One of the world’s most ambitious attempts by a central bank to go green isn’t exactly working as planned. UK Chancellor of the Exchequer Rishi Sunak said last March he wanted to embed the country’s climate laws into policymaking at the Bank of England (BoE). He gave a mandate for officials to consider net-zero goals in future policy. In response, the BoE became the first central bank to announce a green criteria for asset purchases under its quantitative easing (QE) programme to stimulate the economy.
Nine months on, the details are starting to emerge. New research published yesterday by SOAS University London indicates the programme is likely to have a muted impact on emissions and could even end up giving a boost to some of the most carbon-intensive companies, while cutting support for environmental industries.
Here’s how quantitative easing works: When the government wants to inject money into the economy, the BoE buys bonds in financial markets to help lower borrowing costs. The central bank last month finished a programme of purchases that brought the value of its QE programme to £895bn ($1.2tn), which included about £20bn of corporate bonds.
To ensure these measures don’t skew the market, the bank operates on a principle of market neutrality. This means the BoE’s corporate bond purchases replicate the market’s current breakdown.
That’s fine if you want to maintain stability of the existing system. But the current market is made up of a lot of polluting companies. As a result, the BoE estimates that its corporate asset holdings are aligned with a temperature increase of 3.5C above pre-industrial levels by 2100. That far exceeds the Paris Agreement to keep global warming well below 2 degrees and is at odds with the UK’s goal of reaching net zero emissions by 2050.
BoE Governor Andrew Bailey agrees this is a problem and last year said officials would aim to tilt their purchases toward greener companies. Late last year, the bank released details of how it would fulfil its new mandate, applying to new purchases from November 2021. Those plans have been analysed by a group of academics, who say it falls far short of what’s needed.
The problem is that the BoE is still buying bonds from exactly the same industries as before.
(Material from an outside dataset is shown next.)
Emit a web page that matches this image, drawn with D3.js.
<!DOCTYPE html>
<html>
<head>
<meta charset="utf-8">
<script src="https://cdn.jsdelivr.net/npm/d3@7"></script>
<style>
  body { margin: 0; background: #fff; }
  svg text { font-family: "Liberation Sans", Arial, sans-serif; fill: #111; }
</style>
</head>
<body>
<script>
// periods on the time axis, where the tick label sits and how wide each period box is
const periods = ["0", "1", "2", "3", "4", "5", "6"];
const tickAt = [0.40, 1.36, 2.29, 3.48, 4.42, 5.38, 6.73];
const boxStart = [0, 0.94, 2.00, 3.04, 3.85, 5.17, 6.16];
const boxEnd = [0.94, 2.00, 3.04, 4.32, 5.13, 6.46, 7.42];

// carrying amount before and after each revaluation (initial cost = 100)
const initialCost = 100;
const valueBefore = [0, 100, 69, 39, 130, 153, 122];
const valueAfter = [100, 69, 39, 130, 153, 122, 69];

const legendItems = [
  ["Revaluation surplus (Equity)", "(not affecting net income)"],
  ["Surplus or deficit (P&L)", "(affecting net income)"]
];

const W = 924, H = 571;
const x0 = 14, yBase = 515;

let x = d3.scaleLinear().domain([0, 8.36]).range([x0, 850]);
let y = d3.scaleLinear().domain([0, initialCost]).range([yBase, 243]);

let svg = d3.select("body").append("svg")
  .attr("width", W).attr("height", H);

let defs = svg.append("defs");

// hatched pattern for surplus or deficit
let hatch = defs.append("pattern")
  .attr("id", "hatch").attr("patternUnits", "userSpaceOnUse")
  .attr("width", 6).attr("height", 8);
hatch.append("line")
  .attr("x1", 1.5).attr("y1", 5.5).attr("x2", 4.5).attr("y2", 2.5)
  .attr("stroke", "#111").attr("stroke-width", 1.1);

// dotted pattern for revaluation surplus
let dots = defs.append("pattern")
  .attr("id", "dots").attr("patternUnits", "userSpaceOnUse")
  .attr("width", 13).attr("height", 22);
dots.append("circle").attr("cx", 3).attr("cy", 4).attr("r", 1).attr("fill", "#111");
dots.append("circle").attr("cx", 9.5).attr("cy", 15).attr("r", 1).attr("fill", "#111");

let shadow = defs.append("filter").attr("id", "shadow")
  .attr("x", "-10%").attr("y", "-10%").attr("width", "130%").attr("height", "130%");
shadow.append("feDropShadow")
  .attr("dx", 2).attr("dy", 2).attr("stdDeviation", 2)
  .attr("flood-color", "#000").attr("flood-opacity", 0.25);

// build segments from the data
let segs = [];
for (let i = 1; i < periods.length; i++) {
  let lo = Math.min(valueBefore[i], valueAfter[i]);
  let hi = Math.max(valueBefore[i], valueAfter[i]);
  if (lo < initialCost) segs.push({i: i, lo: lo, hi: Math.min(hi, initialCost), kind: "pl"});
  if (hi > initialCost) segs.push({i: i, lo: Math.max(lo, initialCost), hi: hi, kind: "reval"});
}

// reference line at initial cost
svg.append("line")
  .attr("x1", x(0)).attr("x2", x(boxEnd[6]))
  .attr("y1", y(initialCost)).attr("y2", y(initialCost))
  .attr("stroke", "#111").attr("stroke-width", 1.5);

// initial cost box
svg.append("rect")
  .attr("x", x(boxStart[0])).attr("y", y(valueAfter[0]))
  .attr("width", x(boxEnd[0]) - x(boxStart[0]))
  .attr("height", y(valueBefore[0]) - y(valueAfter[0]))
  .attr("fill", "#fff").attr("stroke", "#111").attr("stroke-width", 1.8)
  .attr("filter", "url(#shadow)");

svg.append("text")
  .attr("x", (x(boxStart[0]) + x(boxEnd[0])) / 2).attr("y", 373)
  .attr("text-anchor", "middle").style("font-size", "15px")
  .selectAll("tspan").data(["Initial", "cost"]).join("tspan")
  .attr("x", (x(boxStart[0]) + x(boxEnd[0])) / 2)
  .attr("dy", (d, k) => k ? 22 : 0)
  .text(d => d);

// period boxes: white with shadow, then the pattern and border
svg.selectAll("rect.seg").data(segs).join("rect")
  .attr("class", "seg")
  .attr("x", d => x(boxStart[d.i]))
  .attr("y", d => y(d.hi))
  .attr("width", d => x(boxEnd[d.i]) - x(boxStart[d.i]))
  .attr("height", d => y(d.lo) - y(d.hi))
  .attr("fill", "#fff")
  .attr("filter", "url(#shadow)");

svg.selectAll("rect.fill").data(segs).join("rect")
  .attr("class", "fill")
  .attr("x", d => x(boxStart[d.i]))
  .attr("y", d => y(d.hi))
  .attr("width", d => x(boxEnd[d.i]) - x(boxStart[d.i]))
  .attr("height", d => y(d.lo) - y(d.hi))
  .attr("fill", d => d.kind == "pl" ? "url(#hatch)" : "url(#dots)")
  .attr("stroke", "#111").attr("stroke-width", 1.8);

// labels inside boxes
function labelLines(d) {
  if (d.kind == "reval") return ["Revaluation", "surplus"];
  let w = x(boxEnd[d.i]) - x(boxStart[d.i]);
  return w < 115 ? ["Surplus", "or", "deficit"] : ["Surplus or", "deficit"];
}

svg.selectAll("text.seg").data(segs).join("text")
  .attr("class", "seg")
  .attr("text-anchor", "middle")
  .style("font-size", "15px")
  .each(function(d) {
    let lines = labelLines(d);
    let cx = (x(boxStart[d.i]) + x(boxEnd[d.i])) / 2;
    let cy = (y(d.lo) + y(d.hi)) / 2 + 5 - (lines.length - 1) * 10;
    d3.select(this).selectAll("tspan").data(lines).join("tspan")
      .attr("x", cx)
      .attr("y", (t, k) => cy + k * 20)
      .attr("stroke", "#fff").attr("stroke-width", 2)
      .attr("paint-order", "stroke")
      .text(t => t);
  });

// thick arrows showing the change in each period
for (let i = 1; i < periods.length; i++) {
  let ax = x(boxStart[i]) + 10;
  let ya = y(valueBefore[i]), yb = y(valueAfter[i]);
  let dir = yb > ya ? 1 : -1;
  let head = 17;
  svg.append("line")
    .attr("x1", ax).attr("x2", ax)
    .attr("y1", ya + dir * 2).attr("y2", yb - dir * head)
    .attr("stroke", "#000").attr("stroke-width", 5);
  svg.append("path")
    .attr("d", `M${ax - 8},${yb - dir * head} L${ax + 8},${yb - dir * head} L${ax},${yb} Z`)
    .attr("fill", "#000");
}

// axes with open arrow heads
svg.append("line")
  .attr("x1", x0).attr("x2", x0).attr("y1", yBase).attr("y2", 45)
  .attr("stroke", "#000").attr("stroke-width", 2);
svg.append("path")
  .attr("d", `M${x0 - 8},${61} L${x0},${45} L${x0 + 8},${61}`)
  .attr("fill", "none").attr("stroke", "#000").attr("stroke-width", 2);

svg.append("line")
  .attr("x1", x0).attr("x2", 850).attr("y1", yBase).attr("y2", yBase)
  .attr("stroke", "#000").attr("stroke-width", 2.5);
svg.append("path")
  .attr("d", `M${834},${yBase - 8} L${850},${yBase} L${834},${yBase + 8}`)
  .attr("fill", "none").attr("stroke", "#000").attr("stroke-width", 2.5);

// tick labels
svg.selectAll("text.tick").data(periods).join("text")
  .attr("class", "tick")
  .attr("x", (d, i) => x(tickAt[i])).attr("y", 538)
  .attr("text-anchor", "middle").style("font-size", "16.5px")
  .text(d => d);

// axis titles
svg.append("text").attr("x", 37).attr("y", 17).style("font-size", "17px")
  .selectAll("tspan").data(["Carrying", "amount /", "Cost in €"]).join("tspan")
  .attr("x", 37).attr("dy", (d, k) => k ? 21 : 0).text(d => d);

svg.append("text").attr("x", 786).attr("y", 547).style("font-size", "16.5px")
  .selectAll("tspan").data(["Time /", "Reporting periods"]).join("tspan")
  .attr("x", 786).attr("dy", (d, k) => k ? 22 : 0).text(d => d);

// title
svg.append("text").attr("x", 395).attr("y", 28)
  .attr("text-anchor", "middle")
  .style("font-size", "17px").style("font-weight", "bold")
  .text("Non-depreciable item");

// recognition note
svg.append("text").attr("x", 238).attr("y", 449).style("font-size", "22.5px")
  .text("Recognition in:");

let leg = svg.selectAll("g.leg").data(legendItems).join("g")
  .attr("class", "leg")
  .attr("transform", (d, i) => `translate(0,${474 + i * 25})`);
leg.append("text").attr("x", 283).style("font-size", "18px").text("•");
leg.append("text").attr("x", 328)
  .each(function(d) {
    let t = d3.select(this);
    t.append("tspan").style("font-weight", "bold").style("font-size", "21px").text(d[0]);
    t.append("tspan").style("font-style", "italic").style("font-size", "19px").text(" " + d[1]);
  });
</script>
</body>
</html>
Though it has given a green “tilt” to its QE programme by favouring those companies in each industry that have better climate policies.
The researchers found that in some instances, paradoxically, carbon-intensive companies could end up getting better treatment than environmentally friendly ones because companies are being compared with their peers in the same industry. The BoE would thus reduce holdings of some fossil fuel bonds while increasing purchases of bonds issued by other fossil fuel companies that perform better in the same sector. Similarly, some environmentally friendly companies would see a decline in the BoE holdings because they don’t perform sufficiently well.
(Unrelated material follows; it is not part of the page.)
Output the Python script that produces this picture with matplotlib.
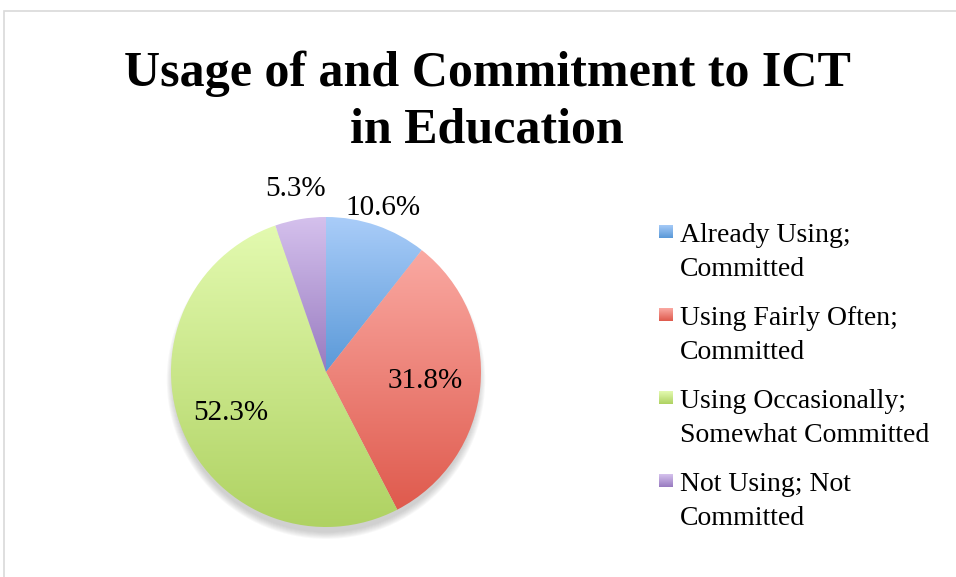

The academics’ models found that the BoE would buy more bonds from oil giant BP Plc, for example, because it’s seen as a “strong climate performer” within its industry. But it would cut holdings of Suez SA, an environmental services company that’s rated lower within its.
Under current plans, the carbon intensity of the BoE’s portfolio would fall by just 7% this year, the research shows. That’s a far cry from the 25% target the BoE set itself for 2025. “The climate emergency cannot be addressed through economic policies that simply tinker around the edges,” the authors wrote. Further reductions could occur over the next three years, but only if eligible companies cut emissions accordingly, which is very uncertain, they say.
A spokeswoman for the BoE declined to comment on the findings. The bank has previously said the program isn’t just designed to cut its own emissions but has a wider goal of sparking change by companies. Bailey has argued that “incentivising change is more powerful than immediate divestment” to encourage changes needed to reach net-zero by 2050.
So what’s the solution? The authors say the BoE needs to be much bolder in its green “tilting,” perhaps excluding more carbon intensive companies entirely from its QE. This could cut the proportion of carbon intensive bonds from 54% to 48%, and in the most ambitious scenario to 36%. That would allow the BoE to achieve its 2025 target three years early.
In the meantime, the central bank is shifting away from using QE as a policy tool and toward tightening monetary policy. It has no plans to add to the £150bn of purchases it made last year. In December, it raised its benchmark lending rate to 0.25%, the first increase since the start of the pandemic, and indicated it may allow its asset portfolio to decline this year.